EXERCISE DIRECTIONS:
Carry none of the pictures over; set down the material below exactly.

— Begin DATA LINES —

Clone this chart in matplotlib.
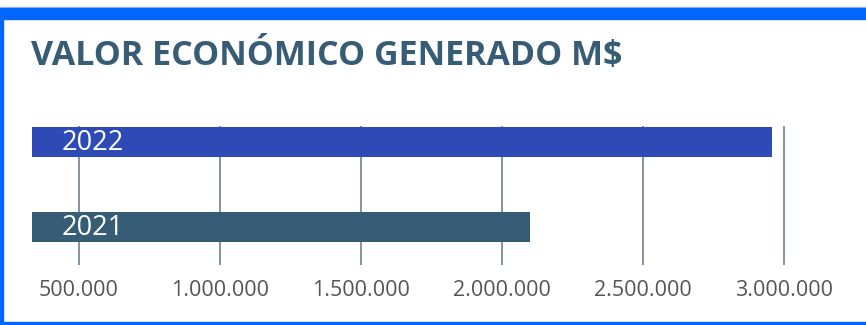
import matplotlib.pyplot as plt
from matplotlib.patches import Rectangle
from matplotlib.ticker import FuncFormatter

# valor economico generado, en M$
years = ['2021', '2022']
values = [2100000, 2960000]
bar_colors = ['#365d75', '#2e4ab6']
ticks = [500000, 1000000, 1500000, 2000000, 2500000, 3000000]

W, H = 866, 325
fig = plt.figure(figsize=(W / 100, H / 100), dpi=100)

# axes box in pixels: x 32..850, y 126..265
ax = fig.add_axes([32 / W, (H - 265) / H, (850 - 32) / W, (265 - 126) / H])
ax.barh(range(len(years)), values, height=0.36, color=bar_colors, zorder=3)
ax.set_xlim(335000, 3235000)
ax.set_ylim(-0.45, 1.19)
ax.set_xticks(ticks)
ax.xaxis.set_major_formatter(FuncFormatter(lambda v, p: f'{int(v):,}'.replace(',', '.')))
ax.set_yticks([])
ax.grid(axis='x', color='#7d8b98', linewidth=1.3, zorder=0)
ax.tick_params(axis='x', length=0, pad=11, labelsize=15.5, labelcolor='#555555')
for lab in ax.get_xticklabels():
    lab.set_fontfamily('Open Sans')
for s in ax.spines.values():
    s.set_visible(False)

for i, y in enumerate(years):
    ax.annotate(y, xy=(0, i), xycoords=ax.get_yaxis_transform(),
                xytext=(21, -1), textcoords='offset points',
                va='center', ha='left', color='white',
                fontsize=19.5, family='Open Sans', zorder=4)

fig.text(31 / W, 1 - 65 / H, 'VALOR ECONÓMICO GENERADO M$', family='Open Sans',
         fontweight='bold', fontsize=24.5, color='#365d75', va='baseline', ha='left')

# blue frame
fig.patches.append(Rectangle((0, 1 - 8 / H), 1, 1 / H, transform=fig.transFigure,
                             color='#a9c8f8', zorder=0))
fig.patches.append(Rectangle((0, 1 - 19 / H), 1, 11 / H, transform=fig.transFigure,
                             color='#0066ff', zorder=0))
fig.patches.append(Rectangle((0, 0), 2.5 / W, 1 - 19 / H, transform=fig.transFigure,
                             color='#0066ff', zorder=0))
fig.patches.append(Rectangle((0, 0), 1, 3 / H, transform=fig.transFigure,
                             color='#0066ff', zorder=0))

fig.savefig('out.png', dpi=100)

— End DATA LINES —

EXERCISE SOLUTION:
Clone this chart in matplotlib.
import matplotlib.pyplot as plt
from matplotlib.patches import Rectangle
from matplotlib.ticker import FuncFormatter

# valor economico generado, en M$
years = ['2021', '2022']
values = [2100000, 2960000]
bar_colors = ['#365d75', '#2e4ab6']
ticks = [500000, 1000000, 1500000, 2000000, 2500000, 3000000]

W, H = 866, 325
fig = plt.figure(figsize=(W / 100, H / 100), dpi=100)

# axes box in pixels: x 32..850, y 126..265
ax = fig.add_axes([32 / W, (H - 265) / H, (850 - 32) / W, (265 - 126) / H])
ax.barh(range(len(years)), values, height=0.36, color=bar_colors, zorder=3)
ax.set_xlim(335000, 3235000)
ax.set_ylim(-0.45, 1.19)
ax.set_xticks(ticks)
ax.xaxis.set_major_formatter(FuncFormatter(lambda v, p: f'{int(v):,}'.replace(',', '.')))
ax.set_yticks([])
ax.grid(axis='x', color='#7d8b98', linewidth=1.3, zorder=0)
ax.tick_params(axis='x', length=0, pad=11, labelsize=15.5, labelcolor='#555555')
for lab in ax.get_xticklabels():
    lab.set_fontfamily('Open Sans')
for s in ax.spines.values():
    s.set_visible(False)

for i, y in enumerate(years):
    ax.annotate(y, xy=(0, i), xycoords=ax.get_yaxis_transform(),
                xytext=(21, -1), textcoords='offset points',
                va='center', ha='left', color='white',
                fontsize=19.5, family='Open Sans', zorder=4)

fig.text(31 / W, 1 - 65 / H, 'VALOR ECONÓMICO GENERADO M$', family='Open Sans',
         fontweight='bold', fontsize=24.5, color='#365d75', va='baseline', ha='left')

# blue frame
fig.patches.append(Rectangle((0, 1 - 8 / H), 1, 1 / H, transform=fig.transFigure,
                             color='#a9c8f8', zorder=0))
fig.patches.append(Rectangle((0, 1 - 19 / H), 1, 11 / H, transform=fig.transFigure,
                             color='#0066ff', zorder=0))
fig.patches.append(Rectangle((0, 0), 2.5 / W, 1 - 19 / H, transform=fig.transFigure,
                             color='#0066ff', zorder=0))
fig.patches.append(Rectangle((0, 0), 1, 3 / H, transform=fig.transFigure,
                             color='#0066ff', zorder=0))

fig.savefig('out.png', dpi=100)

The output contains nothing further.